On Tuesday, shortly before the beginning of the Anaheim City Council meeting, Councilman Jose F. Moreno shared an Anaheim Brewery Facebook post and urged people to “support local business”:
A few hours later, Moreno was arguing in favor of Proposition 15 – a ballot initiative that would hurt small businesses like Anaheim Brewery by dramatically raising commercial property taxes.
In 1978, voters approved Proposition 13, which limited all property taxation – commercial and residential – to 1% of the property value assessed at time of purchase. It further limited annual property tax increases to no more than 2%. When a property is sold or changes hands (with narrow exceptions), property is re-assessed at current market value and the property tax re-sets accordingly.
Prop. 15 would partially repeal Prop. 13 by ending those tax limitations for commercial property. If passed, all commercial property would be re-assessed at current market value, and then re-assessed again every three years or when the property is sold. This will lead to dramatic increases in commercial property tax – especially for owners who have held their property for many years.
Liberal special interests – particularly the government employee unions – despise Prop. 13 and have called for its repeal since its passage, because it limits their ability to transfer wealth from our pockets into the government’s.
According to the non-partisan Legislative Analyst’s Office, passage of Prop. 15 would raise commercial property taxes by $10 to $12 billion per year. That is an enormous hit.
Moreno glossed over the severe impacts of Prop. 15 during his presentation – which was equal parts disingenuous and uninformed.
Moreno made the case that a token reduction in the state tax on business equipment – amounting to a few hundred million dollars – somehow offsets a multi-billion tax increase.
He claimed – with a straight face – that carving up Prop. 13 actually preserves it. That’s Orwellian.

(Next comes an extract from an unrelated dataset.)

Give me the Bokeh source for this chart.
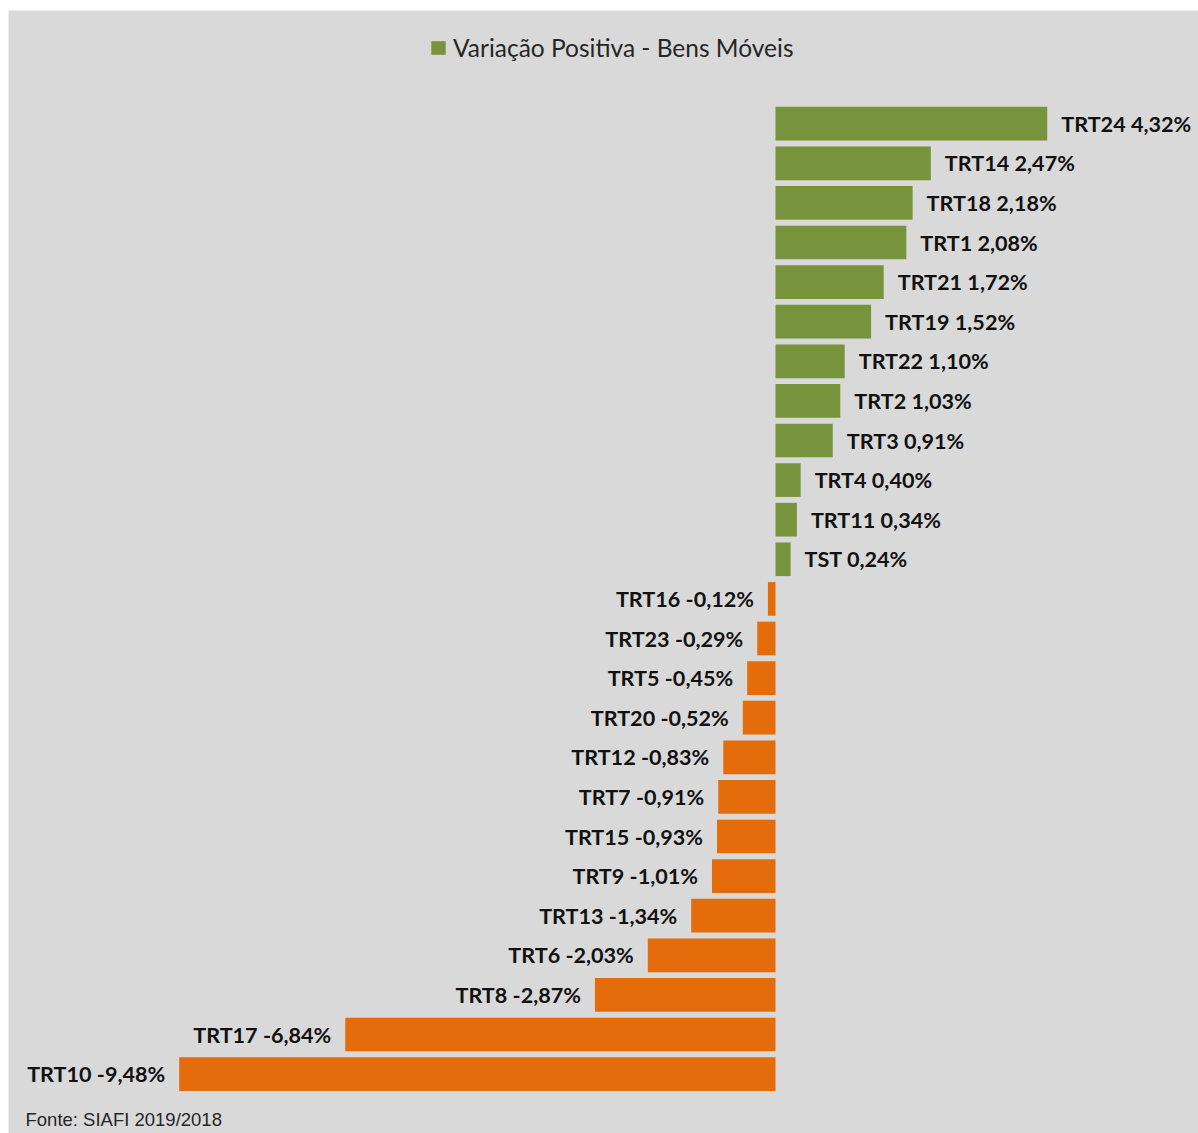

Councilman Moreno also repeated the claim that small businesses are somehow exempt from Prop. 15, saying it “only” affects properties worth more than $3 million and it “won’t impact small businesses.”
This is simply untrue.
For one thing, when it comes to commercial property prices, $3 million isn’t as big a number as Councilman Moreno seems to think. Furthermore, the $3 million figure is aggregate. For example, say a partner with a 5% ownership stake in a $1,000,000 property also have ownership stakes in other properties who assessed values collectively exceeds $3 million, than that $1 million property will be reassessed at current market rate. In other words, the “$3 million exclusion” is smoke-and-mirrors.
Furthermore, most small businesses are tenants, not property owners. They rent their space on what is called a “triple net lease” under property owners pass along property taxes, insurance, and maintenance costs directly to the tenants.
If Prop. 15 passes, small businesses the Olive Tree Restaurant in Little Arabia, or the owner of a Michoacan ice cream franchise will begin paying higher rents as landlords pass along the increase in their property tax. Rent is a fixed cost. Small business owners will have to compensate for higher rents by reducing costs elsewhere – laying-off employees or reducing their hours – or raising prices, moving to a less expensive (and perhaps less desirable) location. And none of that may do the trick and these small business owners will have to close up and shelve their dreams because politicians like Councilman Moreno want more money for government.
Councilman Moreno has seen the devastation impact of how this will play out in the case of the Rancho La Paz mobile home park. When that property was sold, it was reassessed at market value and the property taxes skyrocketed, resulting dramatic rent increases for the tenants. Granted, Rancho La Paz is residential property, but the principle is the same.
Prop. 15 could well spur the “gentrification” that Moreno loathes so much, and reduce housing stock. Local government’s will have a hughe financial incentive to attract and approve commercial projects that displace residences, since the former will be re-assessed at market value every three years.
Moreno doesn’t appeear to have though the matter through, apparently too mesmerized by the tax dollar signs dancing before his eyes. Again and again in his presentation, Councilman Moreno talked how much money government gets from Proposition 15. No surprise there. Moreno has never met a tax increase he doesn’t like. Businesses all across Anaheim and the country are struggling to stay in business. Unemployment is staggering. California already had a terrible business climate pre-pandemic. And Moreno’s priority is to shift billions from the productive private sector into government coffers.
What good is sharing a local business’ Facebook post when Moreno wants to make it more expensive for that business to operate? Hypocrisy or ignorance? Both?
According to a study by the California State Conference of the NAACP and Berkeley Research Group, Prop. 15 will disproportionately harm woman- and minority-owned businesses the most. Another study concludes passage of Prop. 15 will lead to the loss of 120,000 private sector jobs.
Does Moreno have a plan to replace those?
Councilman Moreno and his fellow Prop. 15 proponents are putting government profit over people.